People Also Ask — concise FAQ
1) Can a foreign investor own 100 percent of a Nepali company?
Yes, if the sector is open. Obtain FDI approval under FITTA first. Then incorporate at the OCR. Remit capital through approved channels. Keep evidence for future repatriation.
2) What is the minimum foreign investment amount?
A widely cited threshold is NPR 20 million per foreign investor. Confirm the prevailing threshold before finalizing your capitalization and subscription schedules.
3) How many promoters are needed for a public company?
At least seven promoters are required to incorporate a public company. Additional sector conditions may apply depending on your industry.

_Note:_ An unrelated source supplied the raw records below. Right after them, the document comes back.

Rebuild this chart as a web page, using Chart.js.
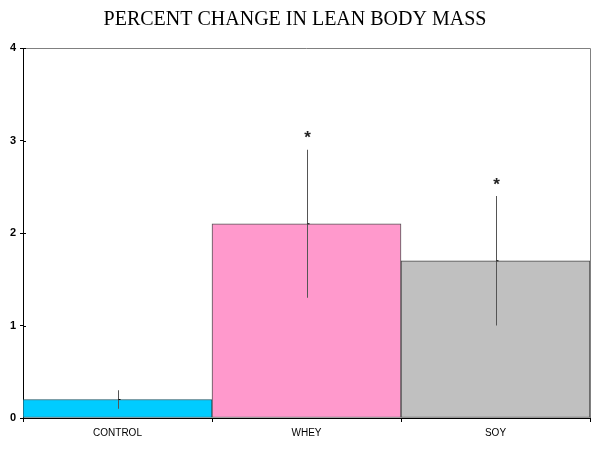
<!DOCTYPE html>
<html>
<head>
<meta charset="utf-8">
<script src="https://cdn.jsdelivr.net/npm/chart.js@4/dist/chart.umd.min.js"></script>
<style>
html,body{margin:0;padding:0;background:#fff;}
#wrap{width:600px;height:450px;}
</style>
</head>
<body>
<div id="wrap"><canvas id="c" width="600" height="450"></canvas></div>
<script>
const categories = ["CONTROL", "WHEY", "SOY"];
const meanValues = [0.2, 2.1, 1.7];
const errorValues = [0.1, 0.8, 0.7];
const significance = ["", "*", "*"];
const yTicks = [0, 1, 2, 3, 4];
const barColors = ["#00CCFF", "#FF99CC", "#C0C0C0"];

const errorPlugin = {
  id: 'errorBars',
  afterDatasetsDraw(chart) {
    const ctx = chart.ctx;
    const x = chart.scales.x, y = chart.scales.y;
    const area = chart.chartArea;
    ctx.save();
    // top and right frame
    ctx.strokeStyle = '#808080';
    ctx.lineWidth = 1;
    ctx.beginPath();
    ctx.moveTo(area.left, area.top + 0.5);
    ctx.lineTo(area.right + 0.5, area.top + 0.5);
    ctx.lineTo(area.right + 0.5, area.bottom);
    ctx.stroke();
    // inner half of y tick marks
    ctx.strokeStyle = '#000';
    ctx.beginPath();
    yTicks.forEach(t => {
      const py = Math.round(y.getPixelForValue(t)) + 0.5;
      ctx.moveTo(area.left, py);
      ctx.lineTo(area.left + 3, py);
    });
    ctx.stroke();
    meanValues.forEach((v, i) => {
      const px = Math.round(x.getPixelForValue(i)) + 0.5;
      const top = y.getPixelForValue(v + errorValues[i]);
      const bot = y.getPixelForValue(v - errorValues[i]);
      const mid = y.getPixelForValue(v);
      ctx.strokeStyle = '#555';
      ctx.lineWidth = 1;
      ctx.beginPath();
      ctx.moveTo(px, top);
      ctx.lineTo(px, bot);
      ctx.stroke();
      ctx.strokeStyle = '#000';
      ctx.beginPath();
      ctx.moveTo(px, mid);
      ctx.lineTo(px + 2, mid);
      ctx.stroke();
      if (significance[i]) {
        ctx.fillStyle = '#222';
        ctx.font = 'bold 17px "Liberation Sans", Arial, sans-serif';
        ctx.textAlign = 'center';
        ctx.textBaseline = 'middle';
        ctx.fillText(significance[i], px, top - 11);
      }
    });
    ctx.restore();
  }
};

new Chart(document.getElementById('c'), {
  type: 'bar',
  data: {
    labels: categories,
    datasets: [{
      data: meanValues,
      backgroundColor: barColors,
      borderColor: ['#1a5566', '#555555', '#444444'],
      borderWidth: 1,
      borderSkipped: false,
      barPercentage: 1,
      categoryPercentage: 1
    }]
  },
  options: {
    responsive: false,
    animation: false,
    devicePixelRatio: 1,
    layout: { padding: { left: 0, right: 10, top: 0, bottom: 0 } },
    plugins: {
      legend: { display: false },
      tooltip: { enabled: false },
      title: {
        display: true,
        text: 'PERCENT CHANGE IN LEAN BODY MASS',
        color: '#000',
        font: { family: '"Liberation Serif", "Times New Roman", serif', size: 20, weight: 'normal' },
        padding: { top: 8, bottom: 16 }
      }
    },
    scales: {
      x: {
        grid: { display: true, drawOnChartArea: false, drawTicks: true, tickLength: 4, offset: true, color: '#000' },
        border: { display: true, color: '#000', width: 1 },
        ticks: { color: '#000', padding: 5, font: { family: '"Liberation Sans", Arial, sans-serif', size: 10 } },
        afterFit(s) { s.height = 32; }
      },
      y: {
        min: 0, max: 4,
        afterBuildTicks(s) { s.ticks = yTicks.map(v => ({ value: v })); },
        grid: { display: true, drawOnChartArea: false, drawTicks: true, tickLength: 3, color: '#000' },
        border: { display: true, color: '#000', width: 1 },
        ticks: { color: '#000', padding: 4, font: { family: '"Liberation Sans", Arial, sans-serif', size: 11, weight: 'bold' } },
        afterFit(s) { s.width = 23; }
      }
    }
  },
  plugins: [errorPlugin]
});
</script>
</body>
</html>
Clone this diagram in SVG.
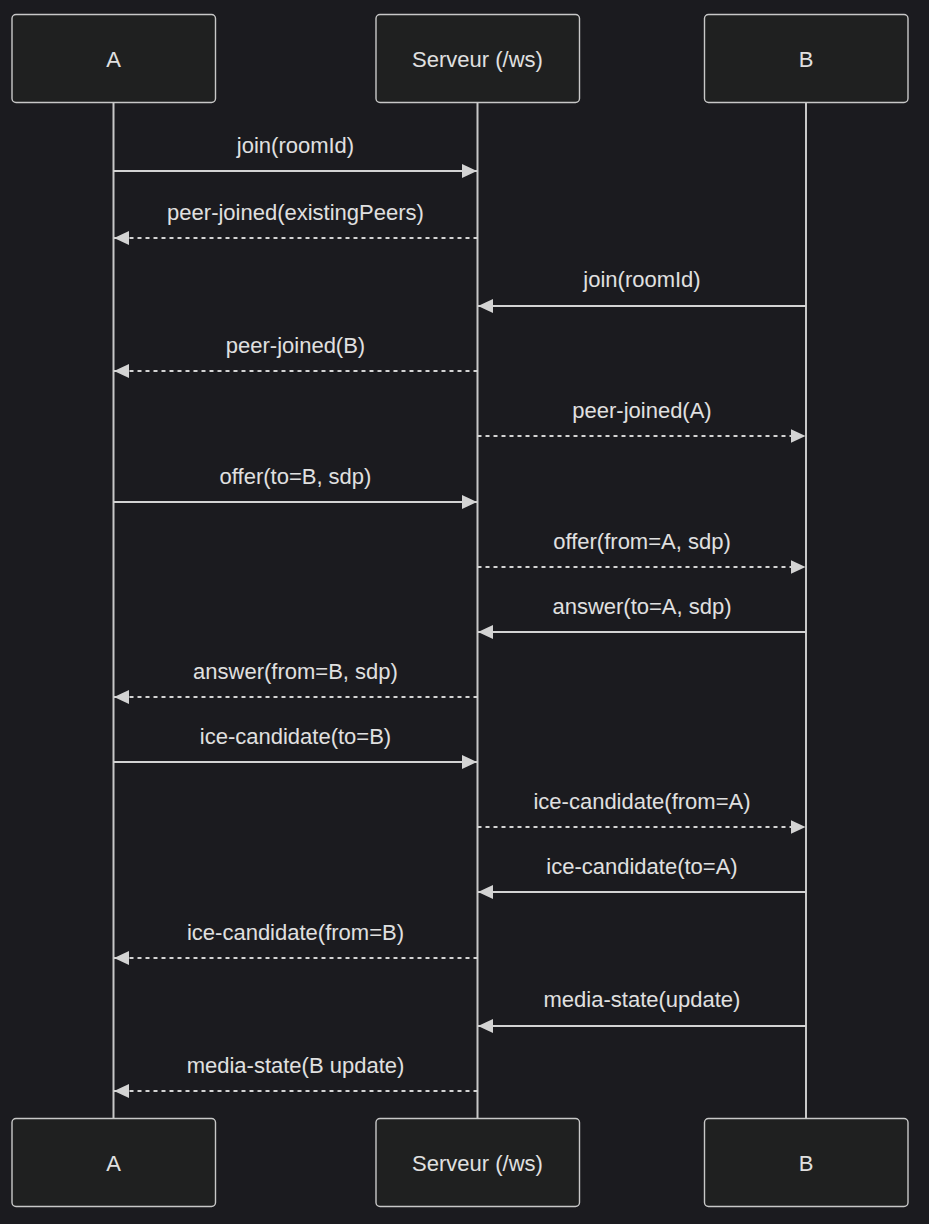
<svg xmlns="http://www.w3.org/2000/svg" width="929" height="1224" viewBox="0 0 929 1224">
<style>
.bg{fill:#1b1b1f}
.actor rect{fill:#1f2020;stroke:#c8c8c8;stroke-width:1.4}
.actor text{fill:#e0e0e0;font-family:"Liberation Sans",Arial,sans-serif;font-size:22px;text-anchor:middle}
.life{stroke:#c8c8c8;stroke-width:2;fill:none}
.msg{stroke:#d3d3d3;stroke-width:2;fill:none}
.dash{stroke-dasharray:4 4}
.lbl{fill:#e0e0e0;font-family:"Liberation Sans",Arial,sans-serif;font-size:22px;text-anchor:middle}
</style>
<defs>
<marker id="ah" markerUnits="userSpaceOnUse" markerWidth="15" markerHeight="14" refX="15" refY="7" orient="auto">
<path d="M0,0 L15,7 L0,14 z" fill="#d3d3d3"/>
</marker>
</defs>
<rect class="bg" x="0" y="0" width="929" height="1224"/>
<g id="lifelines">
<line class="life" x1="113.5" y1="103" x2="113.5" y2="1119"/>
<line class="life" x1="477.5" y1="103" x2="477.5" y2="1119"/>
<line class="life" x1="806" y1="103" x2="806" y2="1119"/>
</g>
<g id="actor-A-top" class="actor"><rect x="12" y="14.5" width="203.5" height="88" rx="4"/><text x="113.5" y="67">A</text></g>
<g id="actor-S-top" class="actor"><rect x="376" y="14.5" width="203.5" height="88" rx="4"/><text x="477.5" y="67">Serveur (/ws)</text></g>
<g id="actor-B-top" class="actor"><rect x="704.5" y="14.5" width="203.5" height="88" rx="4"/><text x="806" y="67">B</text></g>
<g id="actor-A-bottom" class="actor"><rect x="12" y="1118.5" width="203.5" height="88" rx="4"/><text x="113.5" y="1171">A</text></g>
<g id="actor-S-bottom" class="actor"><rect x="376" y="1118.5" width="203.5" height="88" rx="4"/><text x="477.5" y="1171">Serveur (/ws)</text></g>
<g id="actor-B-bottom" class="actor"><rect x="704.5" y="1118.5" width="203.5" height="88" rx="4"/><text x="806" y="1171">B</text></g>
<g id="connectors">
<line class="msg" x1="113.5" y1="171" x2="477" y2="171" marker-end="url(#ah)"/>
<line class="msg dash" x1="477.5" y1="238" x2="114" y2="238" marker-end="url(#ah)"/>
<line class="msg" x1="806" y1="306" x2="478" y2="306" marker-end="url(#ah)"/>
<line class="msg dash" x1="477.5" y1="371" x2="114" y2="371" marker-end="url(#ah)"/>
<line class="msg dash" x1="477.5" y1="436" x2="805.5" y2="436" marker-end="url(#ah)"/>
<line class="msg" x1="113.5" y1="502" x2="477" y2="502" marker-end="url(#ah)"/>
<line class="msg dash" x1="477.5" y1="567" x2="805.5" y2="567" marker-end="url(#ah)"/>
<line class="msg" x1="806" y1="632" x2="478" y2="632" marker-end="url(#ah)"/>
<line class="msg dash" x1="477.5" y1="697" x2="114" y2="697" marker-end="url(#ah)"/>
<line class="msg" x1="113.5" y1="762" x2="477" y2="762" marker-end="url(#ah)"/>
<line class="msg dash" x1="477.5" y1="827" x2="805.5" y2="827" marker-end="url(#ah)"/>
<line class="msg" x1="806" y1="892" x2="478" y2="892" marker-end="url(#ah)"/>
<line class="msg dash" x1="477.5" y1="958" x2="114" y2="958" marker-end="url(#ah)"/>
<line class="msg" x1="806" y1="1026" x2="478" y2="1026" marker-end="url(#ah)"/>
<line class="msg dash" x1="477.5" y1="1091" x2="114" y2="1091" marker-end="url(#ah)"/>
</g>
<g id="labels">
<text class="lbl" x="295.5" y="153">join(roomId)</text>
<text class="lbl" x="295.5" y="220">peer-joined(existingPeers)</text>
<text class="lbl" x="642" y="287">join(roomId)</text>
<text class="lbl" x="295.5" y="353">peer-joined(B)</text>
<text class="lbl" x="642" y="418">peer-joined(A)</text>
<text class="lbl" x="295.5" y="484">offer(to=B, sdp)</text>
<text class="lbl" x="642" y="549">offer(from=A, sdp)</text>
<text class="lbl" x="642" y="614">answer(to=A, sdp)</text>
<text class="lbl" x="295.5" y="679">answer(from=B, sdp)</text>
<text class="lbl" x="295.5" y="744">ice-candidate(to=B)</text>
<text class="lbl" x="642" y="809">ice-candidate(from=A)</text>
<text class="lbl" x="642" y="874">ice-candidate(to=A)</text>
<text class="lbl" x="295.5" y="940">ice-candidate(from=B)</text>
<text class="lbl" x="642" y="1007">media-state(update)</text>
<text class="lbl" x="295.5" y="1073">media-state(B update)</text>
</g>
</svg>
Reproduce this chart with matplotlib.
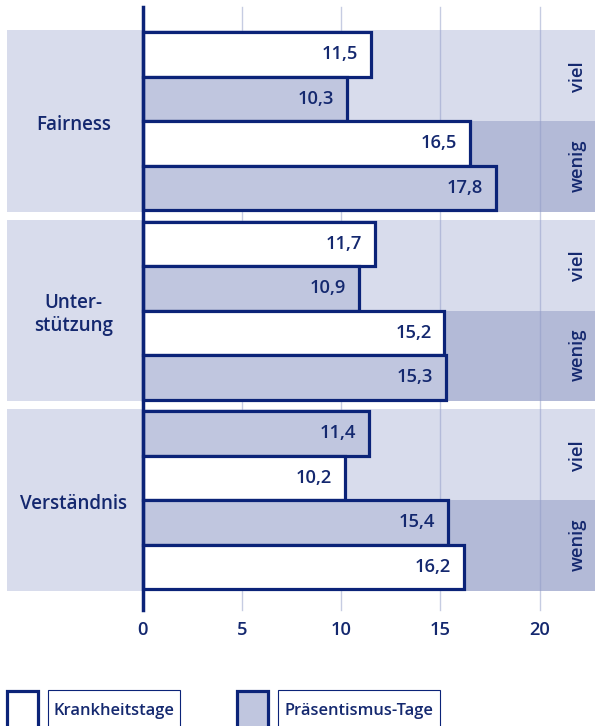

4) Can a liaison office bill clients in Nepal?
No. A liaison office cannot engage in income-earning activities. Choose a branch or a subsidiary to trade and invoice locally.
5) How long does incorporation take?
Plan two to six weeks for FDI approval with complete documents. Company registration often completes within a week after acceptance. PAN is usually quick. VAT timelines vary with verification.
Compliance note
This article summarizes procedures under the Companies Act 2063, FITTA 2019, Income Tax Act, and VAT Act, plus regulator process notes. Policies and thresholds can change. Confirm current forms, fees, and sector rules before filing.